The event, which featured a helicopter dropping thousands of candy-filled plastic Easter eggs to be picked up by children ages 1 to 18 as quickly as possible, was created to raise money for local charity Lucy’s Love Bus. The charity, whose goal is to comfort to children with cancer through grants for integrative therapies, was founded by Lucy Grogan who died six years ago of leukemia at age 12, four years after being diagnosed. Today, the charity is run by Lucy’s mother, Beecher Grogan, who coordinated Eggdrop-Palooza.
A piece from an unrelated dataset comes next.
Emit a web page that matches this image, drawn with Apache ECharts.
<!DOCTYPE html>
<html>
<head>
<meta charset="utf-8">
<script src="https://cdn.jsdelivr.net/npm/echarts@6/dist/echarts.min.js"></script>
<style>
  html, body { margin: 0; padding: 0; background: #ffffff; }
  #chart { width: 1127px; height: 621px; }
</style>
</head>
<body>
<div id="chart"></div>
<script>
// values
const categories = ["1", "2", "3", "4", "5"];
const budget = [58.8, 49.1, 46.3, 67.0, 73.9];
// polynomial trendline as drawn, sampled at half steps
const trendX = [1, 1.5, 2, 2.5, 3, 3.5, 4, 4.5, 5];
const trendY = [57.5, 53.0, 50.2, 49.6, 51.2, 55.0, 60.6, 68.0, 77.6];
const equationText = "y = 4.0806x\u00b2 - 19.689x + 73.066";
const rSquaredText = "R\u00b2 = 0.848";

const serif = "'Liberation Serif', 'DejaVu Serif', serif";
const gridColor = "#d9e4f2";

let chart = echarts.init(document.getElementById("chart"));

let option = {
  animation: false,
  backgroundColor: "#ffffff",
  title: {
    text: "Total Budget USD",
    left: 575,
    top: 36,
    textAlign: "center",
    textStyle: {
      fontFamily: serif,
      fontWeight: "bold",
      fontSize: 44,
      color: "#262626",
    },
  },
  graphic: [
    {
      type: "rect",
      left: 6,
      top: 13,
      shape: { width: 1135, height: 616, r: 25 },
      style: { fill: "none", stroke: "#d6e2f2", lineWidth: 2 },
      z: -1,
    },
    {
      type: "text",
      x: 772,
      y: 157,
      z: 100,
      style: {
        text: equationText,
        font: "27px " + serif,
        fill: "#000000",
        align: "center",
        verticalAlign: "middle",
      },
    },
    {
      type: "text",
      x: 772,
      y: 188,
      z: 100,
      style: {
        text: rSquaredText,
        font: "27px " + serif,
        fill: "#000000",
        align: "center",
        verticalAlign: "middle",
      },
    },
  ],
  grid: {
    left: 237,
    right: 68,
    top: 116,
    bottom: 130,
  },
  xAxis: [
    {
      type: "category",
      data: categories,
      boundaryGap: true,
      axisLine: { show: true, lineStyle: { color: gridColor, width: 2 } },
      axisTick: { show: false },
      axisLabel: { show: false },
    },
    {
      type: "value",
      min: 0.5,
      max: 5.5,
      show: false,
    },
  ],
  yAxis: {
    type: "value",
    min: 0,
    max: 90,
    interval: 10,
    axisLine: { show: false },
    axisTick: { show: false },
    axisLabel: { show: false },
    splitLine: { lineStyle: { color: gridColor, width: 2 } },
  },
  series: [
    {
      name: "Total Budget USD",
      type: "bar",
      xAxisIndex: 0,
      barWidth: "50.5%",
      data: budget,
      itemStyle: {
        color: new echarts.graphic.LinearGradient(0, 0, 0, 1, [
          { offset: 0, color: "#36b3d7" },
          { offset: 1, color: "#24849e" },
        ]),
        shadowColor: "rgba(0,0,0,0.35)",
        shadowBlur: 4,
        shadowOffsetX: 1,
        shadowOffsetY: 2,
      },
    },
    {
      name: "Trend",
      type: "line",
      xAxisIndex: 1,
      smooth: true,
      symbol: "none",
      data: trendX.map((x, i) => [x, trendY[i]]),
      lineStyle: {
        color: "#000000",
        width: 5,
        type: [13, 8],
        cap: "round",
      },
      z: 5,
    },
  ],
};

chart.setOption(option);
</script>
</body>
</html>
Beecher Grogan said all 5,000 advance sales tickets sold out quickly. An additional 500 tickets were made available the morning of the egg drop, but those too sold out quickly. That didn’t stop thousands of non-ticket holders from arriving at the park, overwhelming parking lots and creating massive traffic jams that stretched all the way back onto Interstate 495, prompting the state police to intervene.
Amesbury Sports Park director of sales Meredith Robinson yesterday admitted to problems related to the event and said officials would be sifting through the aftermath to ensure the next large-scale event runs smoother.
“Of course there are things we could have done differently,” Robinson said. “There’s always something to learn and we’d be absolutely foolish not to look into it.”
Immediately following Saturday’s event, Grogan and Amesbury Sports Park officials took to Facebook to issue lengthy apologies.
Yesterday, Grogan admitted the event didn’t run as smoothly as she had hoped, leading to much of the frustration exhibited by parents and their children. Grogan pointed to a lack of volunteers and parking, pushing and shoving in the egg drop field, the lost child area being too far away from the egg drop field and parents separated from their children as lessons to be learned.